4 out of 4 stars
Share This Review
The Prodigy Slave, Book One: Journey to Winter Garden by Londyn Skye is a historical romance. Lily is born to a slave mother and a slave-master father. When she is nine, she is forcefully separated from her mother and is sold in a slave auction. Lily starts her life as a house slave in Jesse- her new master’s house. But Lily has an uncanny ability. She can remember every note Jesse’s wife has played on their piano and play it back. She keeps her talent a secret and practices on the piano whenever she is alone. Then one day, Jesse’s youngest son James enters Lily’s life and the children soon become best friends. An unforeseen incident separates the pair and James grows cold towards her. He is sent to medical school soon after that.
Now, after six years, James returns home colder than ever. He belittles Lily at every chance he gets. With an excuse that breaks Lily’s heart, James convinces his father to take Lily to Ohio. But there is an unforeseen surprise waiting for Lily there. Why does James want to take Lily to Ohio? Why is he cold with her? What are the secrets James is holding? And will their love ever be back?
This book- on one hand, depicts the dire conditions of slaves in the nineteenth century. It talks about the inhumane treatment of African-American people. On the other hand, it is an amazing love story of Lily and James. The childhood friendship between Lily and James shows how children never see color and race to love someone. The subsequent coldness of James shows how society and adults pressurize and fill children’s minds with hate. Lily is a strong and inspiring character. Her journey from a slave who fears even to talk loud, to an assertive woman who can stand for herself is astounding. James is your average historical romance hero- ruggedly handsome, someone who hides his love in his heart and is fiercely protective of what is his. His genuine love for Lily makes him lovable despite all his little flaws.

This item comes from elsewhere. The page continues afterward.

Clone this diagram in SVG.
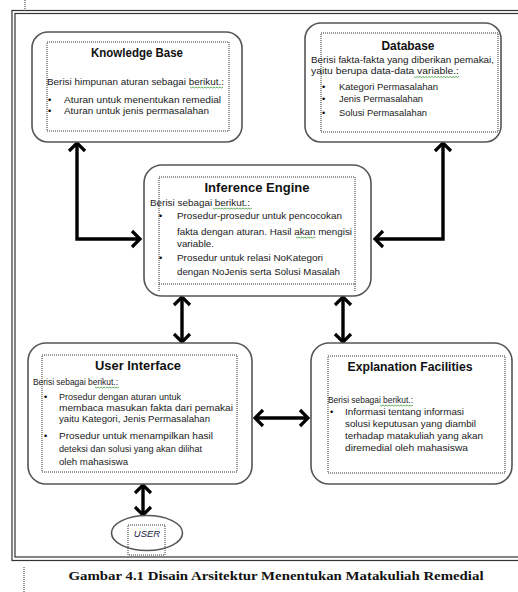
<svg xmlns="http://www.w3.org/2000/svg" width="518" height="592" viewBox="0 0 518 592">
  <style>
    .frame { fill: none; stroke: #333; stroke-width: 1.2; }
    .box { fill: #fff; stroke: #555; stroke-width: 1.6; }
    .inner { fill: none; stroke: #333; stroke-width: 1; stroke-dasharray: 1 1; }
    .title { font-family: "Liberation Sans", Arial, sans-serif; font-weight: bold; fill: #111; text-anchor: middle; }
    .body { font-family: "Liberation Sans", Arial, sans-serif; fill: #1a1a1a; }
    .bul { font-family: "Liberation Sans", Arial, sans-serif; font-size: 9px; fill: #000; }
    .s9 { font-size: 9px; }
    .s93 { font-size: 9.3px; }
    .s98 { font-size: 9.8px; }
    .link { fill: none; stroke: #000; stroke-width: 3.4; marker-start: url(#chev); marker-end: url(#chev); }
    .spell { fill: none; stroke: #3a9a3a; stroke-width: 0.8; }
    .caption { font-family: "Liberation Serif", "Times New Roman", serif; font-weight: bold; font-size: 13.5px; fill: #111; text-anchor: middle; }
    .mark { stroke: #333; stroke-width: 1; stroke-dasharray: 1 1; }
  </style>
  <defs>
    <marker id="chev" viewBox="-11 -10 13 20" refX="0" refY="0" markerWidth="13" markerHeight="20" markerUnits="userSpaceOnUse" orient="auto-start-reverse" overflow="visible">
      <path d="M-8,-8 L0,0 L-8,8" fill="none" stroke="#000" stroke-width="3.2"/>
    </marker>
  </defs>

  <rect width="518" height="592" fill="#fff"/>

  <!-- page frame (double rule) -->
  <rect class="frame" x="12" y="10.5" width="530" height="550"/>
  <rect class="frame" x="15" y="13.5" width="530" height="543.5"/>
  <line class="mark" x1="25" y1="0" x2="25" y2="10"/>
  <line class="mark" x1="24" y1="567" x2="24" y2="592"/>

  <!-- connectors -->
  <g id="connectors">
    <path class="link" d="M77,143 V239 H140"/>
    <path class="link" d="M443,143 V239 H375"/>
    <path class="link" d="M182,297 V342"/>
    <path class="link" d="M343,297 V342"/>
    <path class="link" d="M255,418 H308"/>
    <path class="link" d="M143,485 V515"/>
  </g>

  <g id="knowledge-base">
    <rect class="box" x="32" y="32" width="210" height="110" rx="16"/>
    <rect class="inner" x="47" y="42" width="182" height="89"/>
    <text class="title" x="137" y="57" font-size="12" textLength="92" lengthAdjust="spacingAndGlyphs">Knowledge  Base</text>
    <text class="body s9" x="47" y="85" textLength="177" lengthAdjust="spacingAndGlyphs">Berisi himpunan  aturan  sebagai berikut.:</text>
    <path class="spell" d="M190,87 l1.5,1 l1.5,-1 l1.5,1 l1.5,-1 l1.5,1 l1.5,-1 l1.5,1 l1.5,-1 l1.5,1 l1.5,-1 l1.5,1 l1.5,-1 l1.5,1 l1.5,-1 l1.5,1 l1.5,-1 l1.5,1 l1.5,-1 l1.5,1 l1.5,-1 l1.5,1 l1.5,-1"/>
    <text class="bul" x="48" y="103">•</text>
    <text class="body s9" x="64" y="103" textLength="157" lengthAdjust="spacingAndGlyphs">Aturan untuk menentukan  remedial</text>
    <text class="bul" x="48" y="114">•</text>
    <text class="body s9" x="64" y="114" textLength="145" lengthAdjust="spacingAndGlyphs">Aturan untuk jenis  permasalahan</text>
  </g>

  <g id="database">
    <rect class="box" x="305" y="23" width="196" height="119" rx="16"/>
    <rect class="inner" x="321" y="33" width="177" height="99"/>
    <text class="title" x="408" y="50" font-size="12" textLength="53" lengthAdjust="spacingAndGlyphs">Database</text>
    <text class="body s9" x="311" y="63" textLength="183" lengthAdjust="spacingAndGlyphs">Berisi fakta-fakta yang diberikan  pemakai,</text>
    <text class="body s9" x="311" y="74" textLength="148" lengthAdjust="spacingAndGlyphs">yaitu berupa data-data  variable.:</text>
    <path class="spell" d="M414,76.5 l1.5,1 l1.5,-1 l1.5,1 l1.5,-1 l1.5,1 l1.5,-1 l1.5,1 l1.5,-1 l1.5,1 l1.5,-1 l1.5,1 l1.5,-1 l1.5,1 l1.5,-1 l1.5,1 l1.5,-1 l1.5,1 l1.5,-1 l1.5,1 l1.5,-1 l1.5,1 l1.5,-1 l1.5,1 l1.5,-1 l1.5,1 l1.5,-1 l1.5,1 l1.5,-1 l1.5,1 l1.5,-1"/>
    <text class="bul" x="322" y="90">•</text>
    <text class="body s9" x="339" y="90" textLength="99" lengthAdjust="spacingAndGlyphs">Kategori Permasalahan</text>
    <text class="bul" x="322" y="102">•</text>
    <text class="body s9" x="339" y="102" textLength="84" lengthAdjust="spacingAndGlyphs">Jenis Permasalahan</text>
    <text class="bul" x="322" y="116">•</text>
    <text class="body s9" x="339" y="116" textLength="88" lengthAdjust="spacingAndGlyphs">Solusi Permasalahan</text>
  </g>

  <g id="inference-engine">
    <rect class="box" x="144" y="165" width="227" height="131" rx="18"/>
    <rect class="inner" x="159" y="177" width="196" height="107"/>
    <line class="inner" x1="159" y1="284" x2="159" y2="292"/>
    <line class="inner" x1="355" y1="284" x2="355" y2="292"/>
    <text class="title" x="257" y="192" font-size="13" textLength="105" lengthAdjust="spacingAndGlyphs">Inference Engine</text>
    <text class="body s93" x="150" y="206" textLength="100" lengthAdjust="spacingAndGlyphs">Berisi sebagai berikut.:</text>
    <path class="spell" d="M213,208 l1.5,1 l1.5,-1 l1.5,1 l1.5,-1 l1.5,1 l1.5,-1 l1.5,1 l1.5,-1 l1.5,1 l1.5,-1 l1.5,1 l1.5,-1 l1.5,1 l1.5,-1 l1.5,1 l1.5,-1 l1.5,1 l1.5,-1 l1.5,1 l1.5,-1 l1.5,1 l1.5,-1 l1.5,1 l1.5,-1 l1.5,1 l1.5,-1"/>
    <text class="bul" x="159" y="219">•</text>
    <text class="body s98" x="177" y="219" textLength="165" lengthAdjust="spacingAndGlyphs">Prosedur-prosedur  untuk  pencocokan</text>
    <text class="body s98" x="177" y="235" textLength="175" lengthAdjust="spacingAndGlyphs">fakta dengan aturan.  Hasil akan mengisi</text>
    <path class="spell" d="M296,237 l1.5,1 l1.5,-1 l1.5,1 l1.5,-1 l1.5,1 l1.5,-1 l1.5,1 l1.5,-1 l1.5,1 l1.5,-1 l1.5,1 l1.5,-1 l1.5,1"/>
    <text class="body s98" x="177" y="247" textLength="37" lengthAdjust="spacingAndGlyphs">variable.</text>
    <text class="bul" x="159" y="261">•</text>
    <text class="body s98" x="177" y="261" textLength="146" lengthAdjust="spacingAndGlyphs">Prosedur  untuk relasi NoKategori</text>
    <text class="body s98" x="177" y="275" textLength="163" lengthAdjust="spacingAndGlyphs">dengan NoJenis serta Solusi  Masalah</text>
  </g>

  <g id="user-interface">
    <rect class="box" x="28" y="343" width="224" height="141" rx="18"/>
    <rect class="inner" x="42" y="355" width="195" height="117"/>
    <text class="title" x="138" y="370" font-size="13" textLength="86" lengthAdjust="spacingAndGlyphs">User Interface</text>
    <text class="body s9" x="33" y="385" textLength="85" lengthAdjust="spacingAndGlyphs">Berisi sebagai berikut.:</text>
    <path class="spell" d="M95,387 l1.5,1 l1.5,-1 l1.5,1 l1.5,-1 l1.5,1 l1.5,-1 l1.5,1 l1.5,-1 l1.5,1 l1.5,-1 l1.5,1 l1.5,-1 l1.5,1 l1.5,-1 l1.5,1 l1.5,-1"/>
    <text class="bul" x="44" y="400">•</text>
    <text class="body s93" x="59" y="400" textLength="122" lengthAdjust="spacingAndGlyphs">Prosedur  dengan aturan untuk</text>
    <text class="body s93" x="59" y="411" textLength="174" lengthAdjust="spacingAndGlyphs">membaca  masukan  fakta dari pemakai</text>
    <text class="body s93" x="59" y="422" textLength="151" lengthAdjust="spacingAndGlyphs">yaitu Kategori, Jenis Permasalahan</text>
    <text class="bul" x="44" y="439">•</text>
    <text class="body s93" x="59" y="439" textLength="154" lengthAdjust="spacingAndGlyphs">Prosedur  untuk menampilkan  hasil</text>
    <text class="body s93" x="59" y="452" textLength="143" lengthAdjust="spacingAndGlyphs">deteksi dan solusi  yang akan dilihat</text>
    <text class="body s93" x="59" y="465" textLength="69" lengthAdjust="spacingAndGlyphs">oleh mahasiswa</text>
  </g>

  <g id="explanation-facilities">
    <rect class="box" x="311" y="343" width="201" height="141" rx="18"/>
    <rect class="inner" x="328" y="356" width="177" height="117"/>
    <text class="title" x="410" y="371" font-size="12.5" textLength="125" lengthAdjust="spacingAndGlyphs">Explanation Facilities</text>
    <text class="body s9" x="328" y="403" textLength="85" lengthAdjust="spacingAndGlyphs">Berisi sebagai berikut.:</text>
    <path class="spell" d="M380,405 l1.5,1 l1.5,-1 l1.5,1 l1.5,-1 l1.5,1 l1.5,-1 l1.5,1 l1.5,-1 l1.5,1 l1.5,-1 l1.5,1 l1.5,-1 l1.5,1 l1.5,-1 l1.5,1 l1.5,-1 l1.5,1 l1.5,-1 l1.5,1 l1.5,-1 l1.5,1 l1.5,-1"/>
    <text class="bul" x="330" y="415">•</text>
    <text class="body s98" x="345" y="415" textLength="119" lengthAdjust="spacingAndGlyphs">Informasi  tentang  informasi</text>
    <text class="body s98" x="345" y="427" textLength="131" lengthAdjust="spacingAndGlyphs">solusi keputusan  yang diambil</text>
    <text class="body s98" x="345" y="439" textLength="138" lengthAdjust="spacingAndGlyphs">terhadap matakuliah yang akan</text>
    <text class="body s98" x="345" y="451" textLength="123" lengthAdjust="spacingAndGlyphs">diremedial oleh mahasiswa</text>
  </g>

  <g id="user">
    <ellipse class="box" cx="147" cy="533" rx="35.5" ry="17.5"/>
    <rect class="inner" x="128" y="525" width="37" height="30"/>
    <text x="147" y="537" font-family="Liberation Sans, Arial, sans-serif" font-style="italic" font-size="9.5" fill="#1a1a40" text-anchor="middle">USER</text>
  </g>

  <text class="caption" x="276" y="580" textLength="415" lengthAdjust="spacingAndGlyphs">Gambar 4.1 Disain Arsitektur Menentukan Matakuliah Remedial</text>
</svg>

The thing I liked the most about the book is how real the characters are. All characters have their own intricate backstory, accents, and attires, which makes it easy to empathize with them. I also like how the author has added some rules from the slavery act at the beginning of every chapter, which helps readers to understand unfamiliar terms in the story. Although the perspectives change a lot of times from one character to the other, it is easy to understand because of their unique voices.
There is nothing I disliked about this book. I found very few and negligible errors. There are racial slur and profanity. There are erotic scenes, but they are not too graphic. The plot is unpredictable and kept me reading until the end. The ending is a major cliffhanger and now I am eagerly waiting for the sequel.
I rate this book 4 out of 4 stars because it is a well-written, well-edited, and entertaining book. I recommend it to readers who like historical fiction and romance. I recommend it only to a mature audience because of the erotic scenes.